Always being mindful of your bond, holding it dear in your hearts and never letting it go, involves the fifth perfection of meditative stability. This means focusing one-pointedly on what will bring lasting happiness to yourselves and others. It doesn’t matter how young or attractive you are today as you take your vows together. Physical beauty won’t last forever. Don’t focus on it. Remember that everything in this world is subject to decay. Everything that is composite, that comes together, eventually falls apart. But in the time you have together, you can bring joy to one another, you can create virtue and you can support your own and your partner’s spiritual practice. Though this life may be very short, the connection that you establish through your positive and virtuous involvement together and through your spiritual practice will continue in future lifetimes to benefit both of you.

Finally, you bring to marriage the sixth perfection of wisdom, or transcendent knowledge.
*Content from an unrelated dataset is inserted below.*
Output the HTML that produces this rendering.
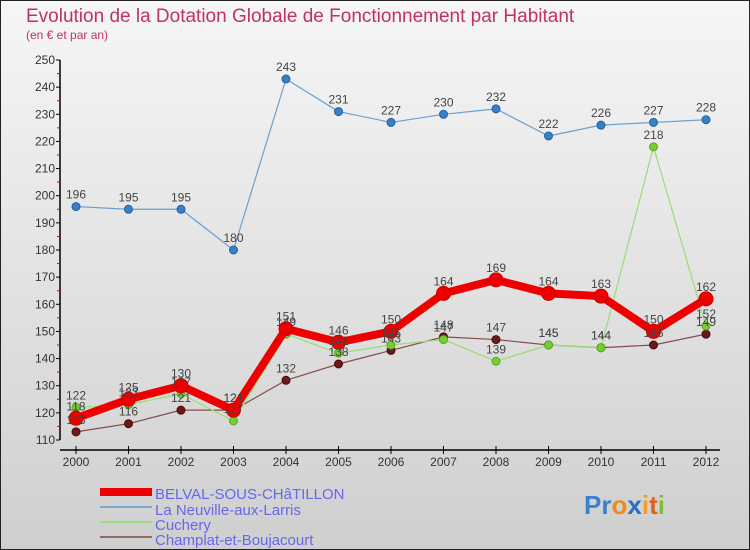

Regardless of the joys and sorrows that you experience, as individuals and as a couple, remember that these passing events are like echoes, illusions that come and go, that nothing you experience has any inherent existence. Our entire life experience is like a night dream filled with joy and sorrow, happiness and sadness. And just as when we awaken in the morning and see that nothing really happened, we can look back on all the experiences of our lives and see that they were illusory. The many moments of happiness or sadness are all gone now.

Understanding the deeper nature of our experience doesn’t mean that we discount our happy experiences. We still rejoice, yet at the same time we realize that they’re not as real as we once thought. When we’re unhappy, we remember that our unhappiness, too, is impermanent. This perspective helps us to reduce our attachment to things going a certain way, as well as our aversion to difficulties. We realize that it’s not outer conditions that are responsible for our happiness or unhappiness, but the way that we react to these outer experiences. This brings acceptance and balance to our lives.

Try to maintain an uninterrupted awareness of your own true nature, which is beyond the extremes of happiness and sadness, pleasure and pain, hope and fear. Though you may seem to be a very ordinary person, if you have an inner connection to the essence of your practice, even as you go about your daily work you will achieve something very powerful and very beneficial. It doesn’t really matter where you live, what you wear, how you act if you maintain this view.

The perfection of wisdom, in its most profound sense, is embodied in the union of the masculine and feminine that is foundational to the spiritual path of the Buddhadharma. The manifest aspect of all phenomenal appearance corresponds to the masculine principle of skillful means and the true nature of those phenomena, emptiness, to the feminine aspect of wisdom, or transcendent knowledge. If we examine any element of our experience we find it is empty of self-nature, yet things still appear. Form and emptiness, emptiness and form exist in union with each other. The understanding of the inseparability of the emptiness of phenomena and their appearance is the quality of transcendent knowledge that can be cultivated and nurtured throughout your lives together.

In human society, the bond between women and men is the expression of that deeper truth, marriage an expression of that harmony. This brings an even more profound dimension to the marriage of two individuals who are involved in the path of dharma, because they have a means of incorporating into their lives this union of masculine and feminine that the teachings are founded upon.

If you remain true, in your marriage, to the view of wisdom and always, in your lives together, work to bring greater benefit to yourselves and others in the short and long term, your relationship will produce nothing but happiness in this and future lives and your union will embody the essence and principles of the sacred dharma.